A priori, El mercader de Venecia, bajo estas premisas, promete y mucho. Finalizada la hora y media de gritos, sobreactuaciones insoportables, excesivos didactismos, priorización del “mensaje” sobre la puesta en escena, tambores, bailes, ridiculizaciones y unos modos-humores-actuaciones demasiado cercanos a lo peor del teatro popular, todo se cae. Lamentablemente. Los cementerios están repletos de buenas ideas. El teatro boliviano, también.
El mercader de Venecia arranca de manera sorpresiva: los caporales entran al teatro por los pasillos con las luces prendidas, con el telón cerrado. Y así pasan los 90 minutos. Propuesta “innovadora” que a la postre llega a molestar. En galería, las luces del Teatro Municipal directamente al rostro ahuyentan a muchos. En el final, los 16 actores y actrices de la Escuela Nacional se despiden en el medio del pasillo central y luego arman otro a la salida del Teatro para agradecer a los espectadores, uno a uno. La hipocresía de los mercaderes cristianos de la obra de Shakespeare se convierte en buenas y educadas palabras hacia el entusiasta elenco.

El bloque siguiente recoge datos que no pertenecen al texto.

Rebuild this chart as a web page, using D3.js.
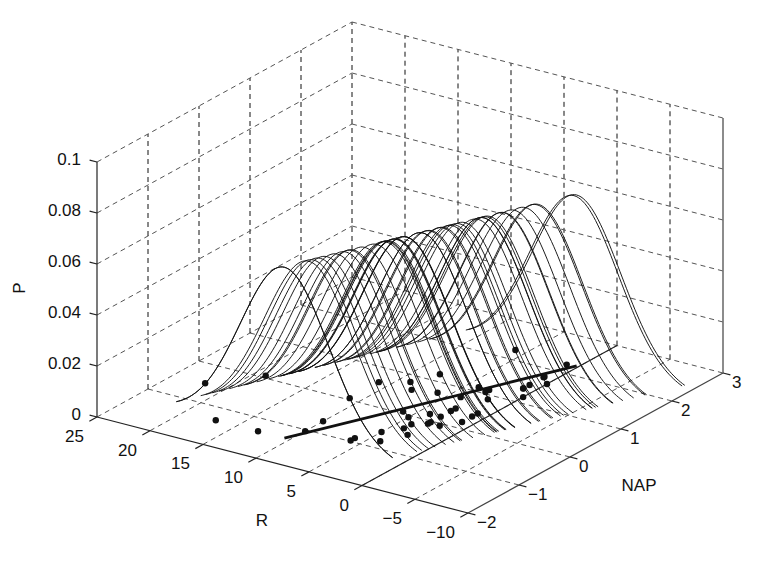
<!DOCTYPE html>
<html>
<head>
<meta charset="utf-8">
<script src="https://cdn.jsdelivr.net/npm/d3@7"></script>
<style>
body { margin: 0; background: #fff; }
text { font-family: "Liberation Sans", Arial, sans-serif; font-size: 17px; fill: #111; }
</style>
</head>
<body>
<script>
var napObs = [0.045, -1.036, -1.336, 0.616, -0.684, 1.190, 0.820, 0.635, 0.061, -1.334,
    -0.976, 1.494, -0.201, -0.482, 0.167, 1.768, -0.030, 0.460, 1.367, -0.811,
    1.117, -0.503, 0.729, 1.627, 0.054, -0.578, -0.348, 2.222, -0.893, 0.766,
    0.883, 1.786, 1.375, -0.060, 0.367, 0.164, 1.044, -0.083, 1.160, 2.255,
    -0.049, 1.120, 0.478, 0.367, 0.170];
var richObs = [11, 10, 13, 11, 10, 8, 9, 8, 19, 17,
    6, 1, 4, 3, 3, 1, 3, 3, 1, 4,
    3, 22, 6, 0, 6, 5, 4, 1, 6, 4,
    2, 1, 1, 2, 1, 4, 3, 3, 0, 6,
    5, 4, 1, 3, 1];

// fitted line R = a + b*NAP and the curve spread / peak height
var fitIntercept = 6.686,
    fitSlope = -2.867,
    fitSigma = 4.16,
    peakP = 0.067,
    curveHalfRange = 10.2;

// tick values
var rTicks = [25, 20, 15, 10, 5, 0, -5, -10];
var napTicks = [-2, -1, 0, 1, 2, 3];
var pTicks = [0, 0.02, 0.04, 0.06, 0.08, 0.1];
var pTickLabels = ["0", "0.02", "0.04", "0.06", "0.08", "0.1"];

function main() {

    var [width, height, svg, proj] = prepVars();

    drawGrid(svg, proj);
    drawModel(svg, proj);
    drawAxes(svg, proj);
};

function prepVars() {
    var width = 760,
        height = 561;

    var svg = d3.select("body")
        .append("svg")
        .attr("width", width)
        .attr("height", height);

    // screen offsets of each data axis (orthographic view)
    var xR = d3.scaleLinear().domain([25, -10]).range([0, 371]),
        yR = d3.scaleLinear().domain([25, -10]).range([0, 96]),
        xN = d3.scaleLinear().domain([-2, 3]).range([0, 255]),
        yN = d3.scaleLinear().domain([-2, 3]).range([0, -140]),
        yP = d3.scaleLinear().domain([0, 0.1]).range([0, -255]);

    var proj = function (r, n, p) {
        return [97 + xR(r) + xN(n), 417 + yR(r) + yN(n) + yP(p)];
    };

    return [width, height, svg, proj];
};

function seg(svg, proj, a, b, cls) {
    var p1 = proj(a[0], a[1], a[2]),
        p2 = proj(b[0], b[1], b[2]);
    return svg.append("line")
        .attr("class", cls)
        .attr("x1", p1[0]).attr("y1", p1[1])
        .attr("x2", p2[0]).attr("y2", p2[1]);
};

function drawGrid(svg, proj) {
    var g = svg.append("g")
        .attr("fill", "none")
        .attr("stroke", "#111")
        .attr("stroke-width", 1)
        .attr("stroke-dasharray", "5,4");

    var light = "#555";

    // floor
    rTicks.forEach(function (r) {
        if (r != -10) seg(g, proj, [r, -2, 0], [r, 3, 0]).attr("stroke", light);
    });
    napTicks.forEach(function (n) {
        if (n != -2) seg(g, proj, [25, n, 0], [-10, n, 0]).attr("stroke", light);
    });

    // back wall at R = 25
    napTicks.forEach(function (n) {
        if (n != -2) seg(g, proj, [25, n, 0], [25, n, 0.1]);
    });
    pTicks.forEach(function (p) {
        if (p != 0) seg(g, proj, [25, -2, p], [25, 3, p]).attr("stroke", light);
    });

    // back wall at NAP = 3
    rTicks.forEach(function (r) {
        if (r != -10 && r != 25) seg(g, proj, [r, 3, 0], [r, 3, 0.1]);
    });
    pTicks.forEach(function (p) {
        if (p != 0) seg(g, proj, [25, 3, p], [-10, 3, p]).attr("stroke", light);
    });
};

function drawModel(svg, proj) {
    var g = svg.append("g");

    var line = d3.line()
        .x(function (d) { return d[0]; })
        .y(function (d) { return d[1]; });

    // one gaussian curve along R for every observation
    napObs.forEach(function (n) {
        var mu = fitIntercept + fitSlope * n;
        var lo = Math.max(-10, mu - curveHalfRange),
            hi = Math.min(25, mu + curveHalfRange);
        var pts = d3.range(0, 101).map(function (i) {
            var r = lo + (hi - lo) * i / 100;
            var p = peakP * Math.exp(-0.5 * Math.pow((r - mu) / fitSigma, 2));
            return proj(r, n, p);
        });
        g.append("path")
            .attr("d", line(pts))
            .attr("fill", "none")
            .attr("stroke", "#111")
            .attr("stroke-width", 0.95);
    });

    // line R = 0 on the floor
    seg(g, proj, [0, -2, 0], [0, 3, 0])
        .attr("stroke", "#222")
        .attr("stroke-width", 1.2);

    // fitted line on the floor
    var nMin = d3.min(napObs),
        nMax = d3.max(napObs);
    seg(g, proj, [fitIntercept + fitSlope * nMin, nMin, 0], [fitIntercept + fitSlope * nMax, nMax, 0])
        .attr("stroke", "#111")
        .attr("stroke-width", 2.8);

    // observations
    g.selectAll("circle")
        .data(napObs)
        .enter()
        .append("circle")
        .attr("cx", function (d, i) { return proj(richObs[i], d, 0)[0]; })
        .attr("cy", function (d, i) { return proj(richObs[i], d, 0)[1]; })
        .attr("r", 3.2)
        .attr("fill", "#111");
};

function fmt(v) {
    return v < 0 ? "\u2212" + Math.abs(v) : String(v);
};

function drawAxes(svg, proj) {
    var g = svg.append("g")
        .attr("stroke", "#222")
        .attr("stroke-width", 1.2);

    seg(g, proj, [25, -2, 0], [25, -2, 0.1]);
    seg(g, proj, [25, -2, 0], [-10, -2, 0]);
    seg(g, proj, [-10, -2, 0], [-10, 3, 0]).attr("stroke", "#444");
    seg(g, proj, [-10, 3, 0], [-10, 3, 0.1]).attr("stroke", "#666").attr("stroke-width", 1.5);

    // P ticks and labels
    pTicks.forEach(function (p, i) {
        seg(g, proj, [25, -2, p], [25.7, -2, p]);
        var pt = proj(25, -2, p);
        svg.append("text")
            .attr("x", pt[0] - 16)
            .attr("y", pt[1] + 3)
            .attr("text-anchor", "end")
            .text(pTickLabels[i]);
    });

    // R ticks and labels
    rTicks.forEach(function (r) {
        seg(g, proj, [r, -2, 0], [r, -2.15, 0]);
        var pt = proj(r, -2, 0);
        svg.append("text")
            .attr("x", pt[0] - 13)
            .attr("y", pt[1] + 25)
            .attr("text-anchor", "end")
            .text(fmt(r));
    });

    // NAP ticks and labels
    napTicks.forEach(function (n) {
        seg(g, proj, [-10, n, 0], [-10.7, n, 0]);
        var pt = proj(-10, n, 0);
        svg.append("text")
            .attr("x", pt[0] + 9)
            .attr("y", pt[1] + 15)
            .attr("text-anchor", "start")
            .text(fmt(n));
    });

    // axis titles
    svg.append("text")
        .attr("transform", "translate(25,288) rotate(-90)")
        .attr("text-anchor", "middle")
        .text("P");
    svg.append("text")
        .attr("x", 262).attr("y", 526)
        .attr("text-anchor", "middle")
        .text("R");
    svg.append("text")
        .attr("x", 639).attr("y", 491)
        .attr("text-anchor", "middle")
        .text("NAP");
};

window.onload = main();
</script>
</body>
</html>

La obra tiene como fin —con una onda muy propia de ejercicios estudiantiles “con mensaje”— extirpar el racismo a través del teatro andino. Pero se olvidan de lo fundamental, del medio, del buen teatro. Y el medio es el mensaje. La reivindicación del litoral; la elevación de la autoestima del boliviano (“dejemos de pensar siempre en las desgracias”, dice una caporal); las críticas a la vieja justicia y su hermana, la religión; la clemencia-bondad-piedad-misericordia versus la venganza y el resentimiento; y otros valores sobrevuelan esta obra bienintencionada pero fallida y desesperante que iniciará una gira nacional —después del estreno en La Paz— por ciudades como Sucre, Cochabamba y Santa Cruz, entre otras. La Escuela Nacional de Teatro debería replantear sus otrora exigentes criterios de selección de postulantes y su severidad académica. Para no caer otra vez en los “caporales malditos”.